Sorry for the late reply, been a rough week... Anyway I tried updating but still have the exact same problem 

I checked a few other photos but the problem only shows up in a few where a lot of reduction was applied. In one photo I didn't use any brush or local adjustments but set global luminance noise reduction to 100 and on the output file it looks nothing like the one inside of lightroom! 

Please does anyone have any ideas about this? I really need the problem fixed :(


----------



## Bryan Conner (May 17, 2014)

Ok, what about your export settings?  Are there any changes being made upon export?  i.e. sharpening etc?


----------



## Noz03 (May 17, 2014)

Nope, none at all, only changing the filename.


----------



## Jim Wilde (May 17, 2014)

Are you running LR5.2 as per your profile? If so, try updating to 5.4 then try the export again.


----------



## Noz03 (May 17, 2014)

Jim Wilde said:


> Are you running LR5.2 as per your profile? If so, try updating to 5.4 then try the export again.



No, sorry I guess I should update my profile here... I'm using 5.4 but exactly the same problem :(


----------



## Jim Wilde (May 17, 2014)

OK, can we see an example? To take and post screenshots, see this post.


----------



## Noz03 (May 18, 2014)

Oh! I actually added a screen shot but it seems it didn't work :/ anyway here it is again. The left is obviously the output with the noise, and the right is inside of lightroom.


----------



## Jim Wilde (May 19, 2014)

How big is the image (the original and the exported version) in pixels? To judge details like sharpness and noise you really have to view them at 1:1....can you try that and let us know if that makes a difference?


----------



## Noz03 (May 28, 2014)

Ok I did some experiments and no matter what export settings I use, JPEG or TIFF, high quality or medium quality, resizing or not it has the same problem. When ever I use a large amount of noise reduction on a very noisy image it gets the problem. I did notice one thing though... when I view the images at 1:1 there is almost no difference between them! But as I zoom out the problem becomes more and more obvious. I will post screenshots of all different zooms, you can see the noise is totally different when zoomed out but exactly the same when zoomed in. 

Btw I am not using sharpening on export, and my lightroom is up to date. 

Hope someone might have some idea what is causing this problem which has had me going crazy for weeks now :'(

Fit view, (very obvious noise on the output image)
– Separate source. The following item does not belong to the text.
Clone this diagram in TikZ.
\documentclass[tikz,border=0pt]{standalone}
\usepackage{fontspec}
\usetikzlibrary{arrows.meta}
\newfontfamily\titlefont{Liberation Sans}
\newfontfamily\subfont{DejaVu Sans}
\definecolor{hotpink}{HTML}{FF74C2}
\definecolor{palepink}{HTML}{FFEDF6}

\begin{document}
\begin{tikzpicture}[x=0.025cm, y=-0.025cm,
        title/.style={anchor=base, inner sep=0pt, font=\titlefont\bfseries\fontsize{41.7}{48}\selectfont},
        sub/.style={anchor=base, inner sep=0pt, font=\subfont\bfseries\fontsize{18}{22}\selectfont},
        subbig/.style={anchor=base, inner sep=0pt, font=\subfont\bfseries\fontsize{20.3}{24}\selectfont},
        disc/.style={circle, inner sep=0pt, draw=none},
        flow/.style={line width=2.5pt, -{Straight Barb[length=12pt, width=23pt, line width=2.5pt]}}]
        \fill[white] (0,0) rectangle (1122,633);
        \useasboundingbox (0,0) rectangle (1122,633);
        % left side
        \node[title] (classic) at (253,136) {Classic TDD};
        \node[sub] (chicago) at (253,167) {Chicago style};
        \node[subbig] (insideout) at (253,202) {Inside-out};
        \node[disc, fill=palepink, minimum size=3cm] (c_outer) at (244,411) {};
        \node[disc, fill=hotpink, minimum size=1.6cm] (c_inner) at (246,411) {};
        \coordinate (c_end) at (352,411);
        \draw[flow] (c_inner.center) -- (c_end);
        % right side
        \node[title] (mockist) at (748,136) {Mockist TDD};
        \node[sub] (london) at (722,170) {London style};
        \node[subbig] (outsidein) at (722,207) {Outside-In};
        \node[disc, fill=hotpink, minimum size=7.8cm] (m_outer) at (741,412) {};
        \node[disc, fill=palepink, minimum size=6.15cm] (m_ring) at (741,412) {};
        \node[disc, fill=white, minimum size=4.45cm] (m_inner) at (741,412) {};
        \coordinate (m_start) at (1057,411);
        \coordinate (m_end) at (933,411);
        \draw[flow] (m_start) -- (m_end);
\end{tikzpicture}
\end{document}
1:2 view (some difference in noise)





1:1 (no difference in noise)


----------



## Bryan Conner (May 28, 2014)

Have you tried viewing you image in another program instead of Windows Photo Viewer?  If you do a Google search for Windows Photo Viewer bad image quality, you will find a lot of complaints about this.  I have never used Photo Viewer until reading this thread.  I can see a definite decrease in image quality on images that I have exported from Lightroom 5.  But, when I view the images in a program other than Windows Photo Viewer, they look the same as in Lightroom, or much closer at least.


----------



## Noz03 (May 28, 2014)

Bryan Conner said:


> Have you tried viewing you image in another program instead of Windows Photo Viewer?  If you do a Google search for Windows Photo Viewer bad image quality, you will find a lot of complaints about this.  I have never used Photo Viewer until reading this thread.  I can see a definite decrease in image quality on images that I have exported from Lightroom 5.  But, when I view the images in a program other than Windows Photo Viewer, they look the same as in Lightroom, or much closer at least.



Nope, I viewed them in Photoshop also and exactly same as photo viewer :/


----------